L'album a bénéficié d'une longue période de gestation. «Il y a un mood... et je sens une transition et un changement de période, s'enthousiasme son batteur. Ben a eu beaucoup de temps pour écrire et il avait beaucoup de choses à dire.»

Malgré leur expérience, les vétérans de DCFC n'étaient pas en mode «pantoufles» pendant la création de Kintsugi. Il y avait, au contraire, plusieurs défis à relever. «On savait que Chris n'allait pas tourner avec nous et que ce serait son dernier album. Nous voulions le meilleur album qui soit, mais Chris n'allait pas être le réalisateur... C'était un casse-tête avec beaucoup de pièces à assembler, mais le résultat s'avère beau dans sa complexité.»

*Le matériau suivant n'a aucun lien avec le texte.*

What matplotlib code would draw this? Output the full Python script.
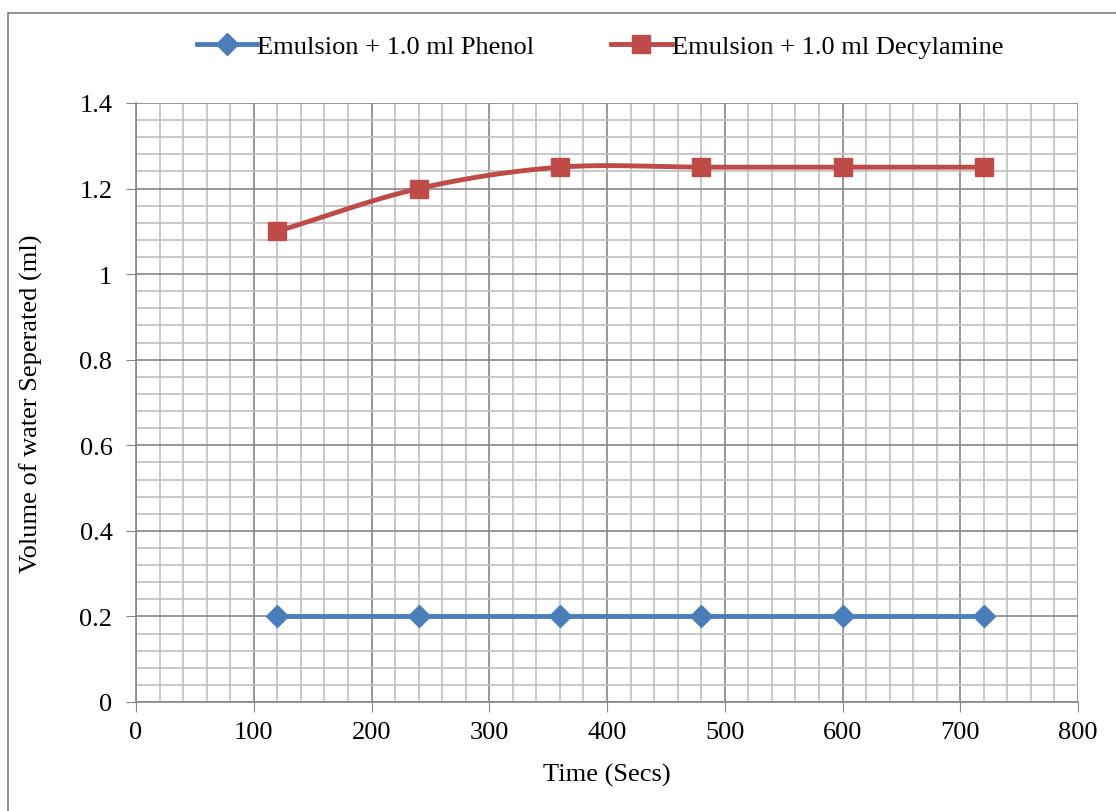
import numpy as np
import matplotlib
matplotlib.use("Agg")
import matplotlib.pyplot as plt
from matplotlib.lines import Line2D
from matplotlib.ticker import MultipleLocator

time_secs = [120, 240, 360, 480, 600, 720]
phenol = [0.2, 0.2, 0.2, 0.2, 0.2, 0.2]
decylamine = [1.1, 1.2, 1.25, 1.25, 1.25, 1.25]
label_phenol = "Emulsion + 1.0 ml Phenol"
label_decyl = "Emulsion + 1.0 ml Decylamine"

plt.rcParams['font.family'] = ['Liberation Serif', 'DejaVu Serif']

W, H = 1116, 812
FS = 19
fig = plt.figure(figsize=(W / 100, H / 100), dpi=100)
# chart-area frame: only top and left edges visible
fig.lines.append(Line2D([7.5 / W, 1], [1 - 13.5 / H, 1 - 13.5 / H], transform=fig.transFigure,
                        color='#8a8a8a', lw=1.3))
fig.lines.append(Line2D([7.5 / W, 7.5 / W], [0, 1 - 13.5 / H], transform=fig.transFigure,
                        color='#8a8a8a', lw=1.3))
ax = fig.add_axes([136 / W, 1 - 703 / H, (1078 - 136) / W, (703 - 104) / H])


def catmull(x, y, n=30):
    x = np.asarray(x, float); y = np.asarray(y, float)
    px = np.concatenate([[2 * x[0] - x[1]], x, [2 * x[-1] - x[-2]]])
    py = np.concatenate([[2 * y[0] - y[1]], y, [2 * y[-1] - y[-2]]])
    xs, ys = [], []
    t = np.linspace(0, 1, n)
    for i in range(1, len(px) - 2):
        for p, out in ((px, xs), (py, ys)):
            p0, p1, p2, p3 = p[i - 1], p[i], p[i + 1], p[i + 2]
            out.extend(0.5 * ((2 * p1) + (-p0 + p2) * t + (2 * p0 - 5 * p1 + 4 * p2 - p3) * t ** 2
                              + (-p0 + 3 * p1 - 3 * p2 + p3) * t ** 3))
    return np.array(xs), np.array(ys)


blue = '#4a7ebb'
red = '#be4b48'
ax.plot(time_secs, phenol, color=blue, lw=3.5, marker='D', ms=11, mfc=blue, mec=blue,
        label=label_phenol, zorder=3)
sx, sy = catmull(time_secs, decylamine)
ax.plot(sx, sy, color=red, lw=3.5, zorder=3)
ax.plot(time_secs, decylamine, color=red, lw=0, marker='s', ms=13, mfc=red, mec=red, zorder=4)
ax.plot([], [], color=red, lw=3.5, marker='s', ms=13, label=label_decyl)

ax.set_xlim(0, 800)
ax.set_ylim(0, 1.4)
ax.xaxis.set_major_locator(MultipleLocator(100))
ax.xaxis.set_minor_locator(MultipleLocator(20))
ax.yaxis.set_major_locator(MultipleLocator(0.2))
ax.yaxis.set_minor_locator(MultipleLocator(0.04))
ax.grid(which='major', color='#868686', lw=1.2)
ax.grid(which='minor', color='#c0c0c0', lw=1.2)
ax.set_axisbelow(True)
ax.tick_params(which='minor', length=0)
ax.tick_params(which='major', direction='out', length=7, color='#868686', labelsize=FS)
ax.tick_params(axis='x', pad=7)
ax.tick_params(axis='y', pad=10)
ax.set_yticks(np.arange(0, 1.41, 0.2))
ax.set_yticklabels(['0', '0.2', '0.4', '0.6', '0.8', '1', '1.2', '1.4'])
for s in ['top', 'right']:
    ax.spines[s].set_visible(False)
for s in ['left', 'bottom']:
    ax.spines[s].set_color('#868686')
    ax.spines[s].set_linewidth(1.2)

ax.set_xlabel('Time (Secs)', fontsize=FS, labelpad=14)
ax.set_ylabel('Volume of water Seperated (ml)', fontsize=FS, labelpad=26)

leg = fig.legend(loc='center', bbox_to_anchor=(0.5375, 1 - 47 / H), ncol=2, frameon=False,
                 fontsize=FS, handlelength=2.3, columnspacing=2.9, handletextpad=0.0)

fig.savefig('out.png', dpi=100)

Pour la première fois, DCFC a fait appel à un réalisateur externe, Rich Costey, associé à des groupes à succès dont Muse, Franz Ferdinand, Foo Fighters et Of Monsters and Men.

«Son studio s'appelle Eldorado et se trouve à Burbank, en Californie. Nous étions à sa merci. Il était le patron, raconte Jason McGerr. Nous avons fait plusieurs versions des pièces: Rich voulait explorer toutes les avenues possibles d'une pièce pour arriver là où il le fallait. Il nous a poussés. C'était parfois frustrant, car nous avions l'habitude de travailler plus vite. Mais en fin de compte, je suis super content.»

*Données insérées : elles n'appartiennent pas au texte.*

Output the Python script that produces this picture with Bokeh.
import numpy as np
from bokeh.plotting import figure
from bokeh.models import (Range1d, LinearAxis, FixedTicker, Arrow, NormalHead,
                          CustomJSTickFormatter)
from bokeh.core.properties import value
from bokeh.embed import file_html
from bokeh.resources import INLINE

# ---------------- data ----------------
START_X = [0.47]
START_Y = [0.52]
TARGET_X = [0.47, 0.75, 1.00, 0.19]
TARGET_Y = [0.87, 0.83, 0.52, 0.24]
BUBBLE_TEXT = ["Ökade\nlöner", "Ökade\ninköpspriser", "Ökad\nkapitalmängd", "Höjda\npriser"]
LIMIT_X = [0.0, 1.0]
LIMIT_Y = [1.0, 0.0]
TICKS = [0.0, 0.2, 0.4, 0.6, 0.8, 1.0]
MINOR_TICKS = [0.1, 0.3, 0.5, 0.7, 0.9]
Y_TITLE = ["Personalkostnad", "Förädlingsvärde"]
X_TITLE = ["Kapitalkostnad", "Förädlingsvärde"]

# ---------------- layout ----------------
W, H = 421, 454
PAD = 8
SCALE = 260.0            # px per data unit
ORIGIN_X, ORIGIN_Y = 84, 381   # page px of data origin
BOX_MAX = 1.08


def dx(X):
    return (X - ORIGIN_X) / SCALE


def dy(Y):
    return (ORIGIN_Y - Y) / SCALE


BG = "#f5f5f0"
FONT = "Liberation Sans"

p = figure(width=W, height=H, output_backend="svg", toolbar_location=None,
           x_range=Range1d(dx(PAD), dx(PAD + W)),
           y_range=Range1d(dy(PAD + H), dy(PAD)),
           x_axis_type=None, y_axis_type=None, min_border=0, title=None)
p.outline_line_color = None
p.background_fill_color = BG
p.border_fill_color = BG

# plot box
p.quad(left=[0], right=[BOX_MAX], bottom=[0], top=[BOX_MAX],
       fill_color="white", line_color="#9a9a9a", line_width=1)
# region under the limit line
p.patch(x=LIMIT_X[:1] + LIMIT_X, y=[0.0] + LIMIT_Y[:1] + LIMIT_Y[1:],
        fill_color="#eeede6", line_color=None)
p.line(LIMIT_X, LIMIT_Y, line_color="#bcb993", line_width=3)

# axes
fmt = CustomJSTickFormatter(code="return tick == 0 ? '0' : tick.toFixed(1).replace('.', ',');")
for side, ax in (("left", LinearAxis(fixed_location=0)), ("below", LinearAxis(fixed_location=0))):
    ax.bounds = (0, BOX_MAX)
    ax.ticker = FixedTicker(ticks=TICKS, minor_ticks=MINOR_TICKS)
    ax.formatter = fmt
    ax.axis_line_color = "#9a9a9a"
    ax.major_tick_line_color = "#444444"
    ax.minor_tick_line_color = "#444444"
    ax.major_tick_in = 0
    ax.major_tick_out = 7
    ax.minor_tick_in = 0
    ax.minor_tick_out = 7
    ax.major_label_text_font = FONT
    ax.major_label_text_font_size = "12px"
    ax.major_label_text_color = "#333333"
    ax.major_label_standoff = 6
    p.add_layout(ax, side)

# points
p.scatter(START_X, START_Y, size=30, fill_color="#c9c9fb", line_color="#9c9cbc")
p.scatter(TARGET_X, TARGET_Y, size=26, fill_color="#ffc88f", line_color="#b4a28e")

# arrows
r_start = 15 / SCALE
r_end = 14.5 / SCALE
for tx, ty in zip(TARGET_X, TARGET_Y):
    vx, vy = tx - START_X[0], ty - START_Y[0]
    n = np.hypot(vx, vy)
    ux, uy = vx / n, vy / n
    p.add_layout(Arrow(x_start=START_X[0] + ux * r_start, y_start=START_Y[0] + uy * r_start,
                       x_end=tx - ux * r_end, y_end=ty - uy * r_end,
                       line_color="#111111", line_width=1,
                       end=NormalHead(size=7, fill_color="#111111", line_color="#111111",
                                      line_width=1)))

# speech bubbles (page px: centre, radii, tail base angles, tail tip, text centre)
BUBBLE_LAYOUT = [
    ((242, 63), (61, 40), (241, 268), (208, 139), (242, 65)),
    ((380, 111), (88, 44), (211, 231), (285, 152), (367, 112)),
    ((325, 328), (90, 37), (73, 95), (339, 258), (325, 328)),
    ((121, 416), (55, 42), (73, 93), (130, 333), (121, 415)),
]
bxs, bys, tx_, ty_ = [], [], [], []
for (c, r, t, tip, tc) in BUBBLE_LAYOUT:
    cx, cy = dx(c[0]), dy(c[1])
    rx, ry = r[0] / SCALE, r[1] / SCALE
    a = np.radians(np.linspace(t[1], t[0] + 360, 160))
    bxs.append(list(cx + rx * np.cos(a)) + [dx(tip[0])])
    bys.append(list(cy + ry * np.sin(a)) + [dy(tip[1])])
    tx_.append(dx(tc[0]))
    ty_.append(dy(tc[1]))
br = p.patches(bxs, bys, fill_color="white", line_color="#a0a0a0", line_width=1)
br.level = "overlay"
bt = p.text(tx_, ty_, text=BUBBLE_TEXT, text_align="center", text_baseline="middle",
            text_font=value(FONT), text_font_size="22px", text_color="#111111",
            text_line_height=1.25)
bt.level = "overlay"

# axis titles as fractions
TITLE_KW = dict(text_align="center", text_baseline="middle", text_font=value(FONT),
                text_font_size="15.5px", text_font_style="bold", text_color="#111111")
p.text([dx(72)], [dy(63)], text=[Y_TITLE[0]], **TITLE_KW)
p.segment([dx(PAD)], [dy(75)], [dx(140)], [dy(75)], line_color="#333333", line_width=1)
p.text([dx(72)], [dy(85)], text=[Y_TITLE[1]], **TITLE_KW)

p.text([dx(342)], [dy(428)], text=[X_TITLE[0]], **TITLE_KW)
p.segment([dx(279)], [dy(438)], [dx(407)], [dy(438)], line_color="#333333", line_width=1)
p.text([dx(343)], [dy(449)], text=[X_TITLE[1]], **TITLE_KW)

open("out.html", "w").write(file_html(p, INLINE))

Le succès sans la célébrité

«Nous sommes un groupe à succès, mais nous ne sommes pas un groupe célèbre», a déclaré récemment Ben Gibbard.

Formé à la fin des années 90, Death Cab for Cutie fait partie de ces groupes qui ont fait lever le vent indie rock et qui poursuivent leur carrière avec succès et crédibilité. «Les billets de spectacles se vendent mieux que jamais, indique Jason McGerr, qui a franchi la quarantaine. Au début de chaque tournée, je me pince.»

Le batteur embrasse les nouvelles règles de l'industrie musicale. «Il y a dix ans, ou même cinq ans, je ne crois pas qu'un groupe comme Arcade Fire aurait pu gagner le Grammy de l'album de l'année, compte tenu de la structure de l'industrie, détaille-t-il. En ce moment, j'écoute un album de Kendrick Lamar, tout comme j'aime la pop de Tegan and Sara, le jazz, l'électro et des albums indie super DIY. Même la musique électronique est plus humaine et organique grâce à des artistes comme FKA Twigs et Flying Lotus.»

Plus de 25 ans après l'éclosion du grunge, Jason McGerr se réjouit également que la communauté musicale de Seattle demeure tissée serré.

« Seattle est une ville de groupes. Les gens se réunissent entre amis pour faire la meilleure musique possible. Il y a un sentiment de communauté.»